* [Given task]
Below is a listing; print exactly its lines from the one containing "Write a Python" down to the one containing "ax = fig.add_axes([0.1058, 0.105, 0.8947, 0.8187])", both inclusive, with every picture left out.

* [Data for processing]
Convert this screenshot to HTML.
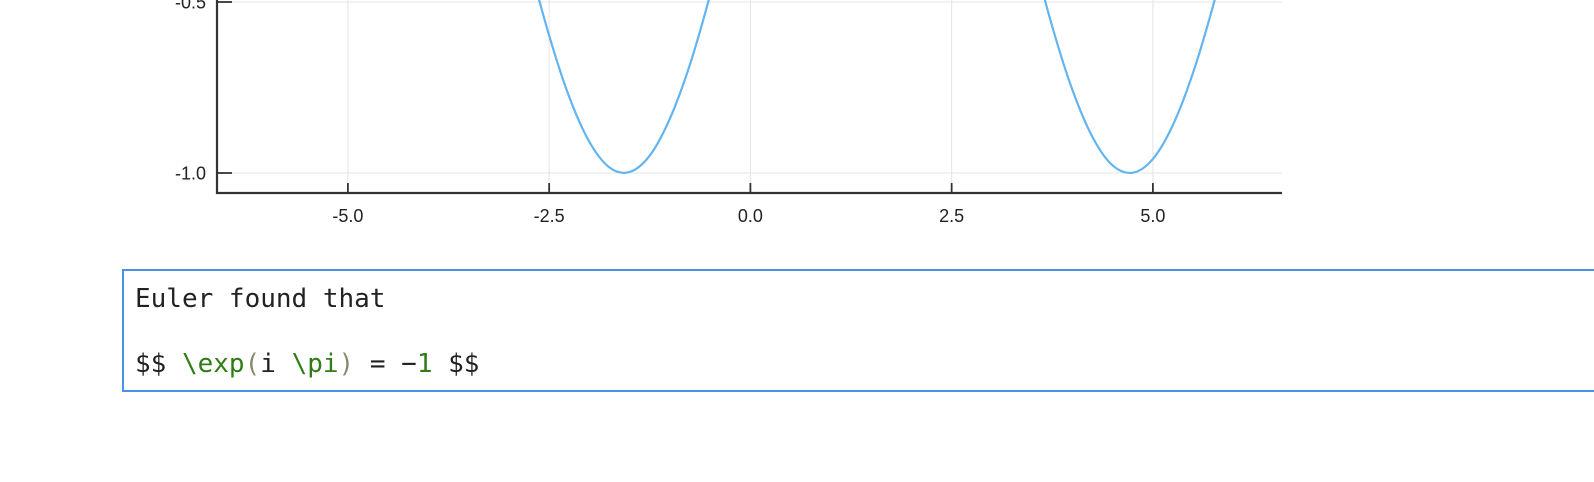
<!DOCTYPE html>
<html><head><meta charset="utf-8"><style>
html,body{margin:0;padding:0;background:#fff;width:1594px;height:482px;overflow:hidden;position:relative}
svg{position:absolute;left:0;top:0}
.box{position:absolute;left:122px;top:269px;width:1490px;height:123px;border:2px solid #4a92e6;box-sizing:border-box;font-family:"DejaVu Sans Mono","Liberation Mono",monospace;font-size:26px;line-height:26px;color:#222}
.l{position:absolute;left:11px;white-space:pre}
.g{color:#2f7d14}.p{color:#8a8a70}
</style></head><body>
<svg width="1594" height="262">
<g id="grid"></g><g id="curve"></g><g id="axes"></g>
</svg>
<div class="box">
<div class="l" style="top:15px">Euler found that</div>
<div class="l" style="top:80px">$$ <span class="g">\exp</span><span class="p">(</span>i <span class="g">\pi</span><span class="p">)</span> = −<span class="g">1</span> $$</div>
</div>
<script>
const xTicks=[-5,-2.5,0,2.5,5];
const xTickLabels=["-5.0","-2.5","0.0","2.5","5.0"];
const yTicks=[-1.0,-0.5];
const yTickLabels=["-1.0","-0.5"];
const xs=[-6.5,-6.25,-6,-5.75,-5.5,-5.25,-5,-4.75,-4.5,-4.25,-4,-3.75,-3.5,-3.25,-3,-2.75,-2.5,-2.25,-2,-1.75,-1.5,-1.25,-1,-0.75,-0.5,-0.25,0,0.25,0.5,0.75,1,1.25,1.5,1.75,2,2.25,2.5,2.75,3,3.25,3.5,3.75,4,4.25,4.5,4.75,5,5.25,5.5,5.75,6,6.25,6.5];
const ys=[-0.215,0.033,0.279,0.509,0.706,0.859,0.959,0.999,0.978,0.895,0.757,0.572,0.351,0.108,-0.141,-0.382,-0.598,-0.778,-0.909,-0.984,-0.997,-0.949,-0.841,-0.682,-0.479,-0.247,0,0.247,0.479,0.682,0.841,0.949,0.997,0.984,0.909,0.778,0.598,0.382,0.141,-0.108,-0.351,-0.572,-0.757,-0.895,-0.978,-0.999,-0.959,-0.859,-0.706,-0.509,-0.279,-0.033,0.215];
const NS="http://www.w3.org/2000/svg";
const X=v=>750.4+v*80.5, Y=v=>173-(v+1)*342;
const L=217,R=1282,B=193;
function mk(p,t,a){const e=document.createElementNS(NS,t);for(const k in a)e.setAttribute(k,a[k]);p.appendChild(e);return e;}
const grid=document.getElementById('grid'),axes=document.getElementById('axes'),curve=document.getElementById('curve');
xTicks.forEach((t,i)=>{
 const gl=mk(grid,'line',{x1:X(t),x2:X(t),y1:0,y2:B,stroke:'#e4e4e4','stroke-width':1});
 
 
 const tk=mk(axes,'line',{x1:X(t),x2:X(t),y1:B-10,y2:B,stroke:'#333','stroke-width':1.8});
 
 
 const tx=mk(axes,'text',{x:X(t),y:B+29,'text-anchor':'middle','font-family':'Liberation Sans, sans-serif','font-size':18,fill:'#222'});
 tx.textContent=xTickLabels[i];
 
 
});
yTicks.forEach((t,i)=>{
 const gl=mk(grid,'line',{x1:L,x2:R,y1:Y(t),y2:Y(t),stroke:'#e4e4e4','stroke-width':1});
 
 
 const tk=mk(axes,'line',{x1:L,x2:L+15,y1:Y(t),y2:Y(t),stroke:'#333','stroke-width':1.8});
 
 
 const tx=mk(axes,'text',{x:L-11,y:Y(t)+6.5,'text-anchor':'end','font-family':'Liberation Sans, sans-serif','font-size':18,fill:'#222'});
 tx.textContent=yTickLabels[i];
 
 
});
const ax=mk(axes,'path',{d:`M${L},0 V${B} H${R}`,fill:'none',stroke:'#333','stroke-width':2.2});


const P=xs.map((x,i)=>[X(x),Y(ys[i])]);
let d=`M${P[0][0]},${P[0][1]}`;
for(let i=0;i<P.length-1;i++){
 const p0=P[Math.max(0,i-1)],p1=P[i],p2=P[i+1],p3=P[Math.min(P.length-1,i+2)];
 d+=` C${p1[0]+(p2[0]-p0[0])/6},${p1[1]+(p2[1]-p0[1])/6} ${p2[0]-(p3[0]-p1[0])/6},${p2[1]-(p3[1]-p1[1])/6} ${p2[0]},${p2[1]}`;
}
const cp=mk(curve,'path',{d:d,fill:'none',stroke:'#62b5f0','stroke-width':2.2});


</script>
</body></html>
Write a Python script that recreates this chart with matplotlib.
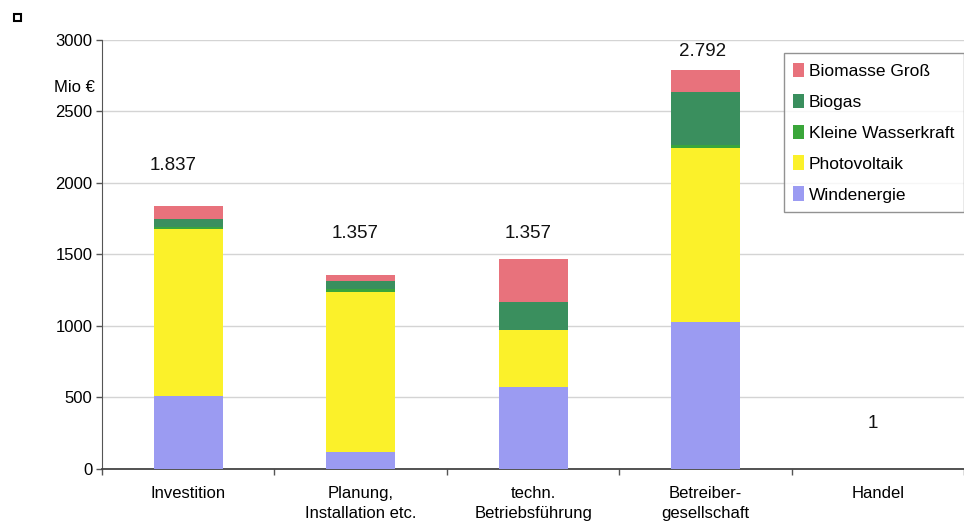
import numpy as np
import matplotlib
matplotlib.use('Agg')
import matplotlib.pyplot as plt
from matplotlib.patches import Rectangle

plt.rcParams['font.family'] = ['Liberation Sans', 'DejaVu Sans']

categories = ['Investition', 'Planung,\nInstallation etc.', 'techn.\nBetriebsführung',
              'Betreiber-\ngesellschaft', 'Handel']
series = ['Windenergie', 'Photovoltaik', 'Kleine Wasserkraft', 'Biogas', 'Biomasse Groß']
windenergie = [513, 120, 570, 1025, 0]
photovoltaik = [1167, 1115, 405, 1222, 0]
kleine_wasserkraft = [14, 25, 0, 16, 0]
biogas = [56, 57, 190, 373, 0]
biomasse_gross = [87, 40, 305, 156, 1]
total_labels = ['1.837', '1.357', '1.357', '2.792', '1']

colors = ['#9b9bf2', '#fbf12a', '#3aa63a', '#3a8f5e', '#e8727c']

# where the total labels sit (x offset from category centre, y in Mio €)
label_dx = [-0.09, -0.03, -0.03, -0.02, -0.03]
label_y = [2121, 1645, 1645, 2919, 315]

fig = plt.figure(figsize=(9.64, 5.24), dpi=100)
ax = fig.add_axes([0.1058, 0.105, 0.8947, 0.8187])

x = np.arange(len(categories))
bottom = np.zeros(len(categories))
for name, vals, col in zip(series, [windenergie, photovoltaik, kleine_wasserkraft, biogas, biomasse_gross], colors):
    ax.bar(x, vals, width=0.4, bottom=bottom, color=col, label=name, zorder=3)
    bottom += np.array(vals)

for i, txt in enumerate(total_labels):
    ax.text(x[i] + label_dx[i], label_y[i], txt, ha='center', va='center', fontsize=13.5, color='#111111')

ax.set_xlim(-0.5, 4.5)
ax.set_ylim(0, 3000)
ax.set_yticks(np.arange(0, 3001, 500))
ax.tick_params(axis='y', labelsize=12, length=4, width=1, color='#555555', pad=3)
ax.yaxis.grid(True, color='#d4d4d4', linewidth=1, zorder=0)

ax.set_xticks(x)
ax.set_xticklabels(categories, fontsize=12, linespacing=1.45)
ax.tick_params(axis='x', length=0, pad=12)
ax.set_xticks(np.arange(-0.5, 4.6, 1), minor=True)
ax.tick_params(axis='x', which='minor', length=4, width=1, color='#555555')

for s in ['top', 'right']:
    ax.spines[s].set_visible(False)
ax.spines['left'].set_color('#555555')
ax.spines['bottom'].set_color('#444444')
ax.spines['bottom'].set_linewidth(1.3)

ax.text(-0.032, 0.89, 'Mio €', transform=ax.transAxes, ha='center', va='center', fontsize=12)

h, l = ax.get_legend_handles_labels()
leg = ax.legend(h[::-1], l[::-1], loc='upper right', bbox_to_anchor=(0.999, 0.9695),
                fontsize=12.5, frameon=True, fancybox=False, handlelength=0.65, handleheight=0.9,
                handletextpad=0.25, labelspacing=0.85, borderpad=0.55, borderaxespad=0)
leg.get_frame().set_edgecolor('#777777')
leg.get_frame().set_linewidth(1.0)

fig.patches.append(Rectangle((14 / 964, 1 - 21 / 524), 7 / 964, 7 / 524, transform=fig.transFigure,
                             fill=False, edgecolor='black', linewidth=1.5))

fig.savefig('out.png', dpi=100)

* [Answer in full]
Write a Python script that recreates this chart with matplotlib.
import numpy as np
import matplotlib
matplotlib.use('Agg')
import matplotlib.pyplot as plt
from matplotlib.patches import Rectangle

plt.rcParams['font.family'] = ['Liberation Sans', 'DejaVu Sans']

categories = ['Investition', 'Planung,\nInstallation etc.', 'techn.\nBetriebsführung',
              'Betreiber-\ngesellschaft', 'Handel']
series = ['Windenergie', 'Photovoltaik', 'Kleine Wasserkraft', 'Biogas', 'Biomasse Groß']
windenergie = [513, 120, 570, 1025, 0]
photovoltaik = [1167, 1115, 405, 1222, 0]
kleine_wasserkraft = [14, 25, 0, 16, 0]
biogas = [56, 57, 190, 373, 0]
biomasse_gross = [87, 40, 305, 156, 1]
total_labels = ['1.837', '1.357', '1.357', '2.792', '1']

colors = ['#9b9bf2', '#fbf12a', '#3aa63a', '#3a8f5e', '#e8727c']

# where the total labels sit (x offset from category centre, y in Mio €)
label_dx = [-0.09, -0.03, -0.03, -0.02, -0.03]
label_y = [2121, 1645, 1645, 2919, 315]

fig = plt.figure(figsize=(9.64, 5.24), dpi=100)
ax = fig.add_axes([0.1058, 0.105, 0.8947, 0.8187])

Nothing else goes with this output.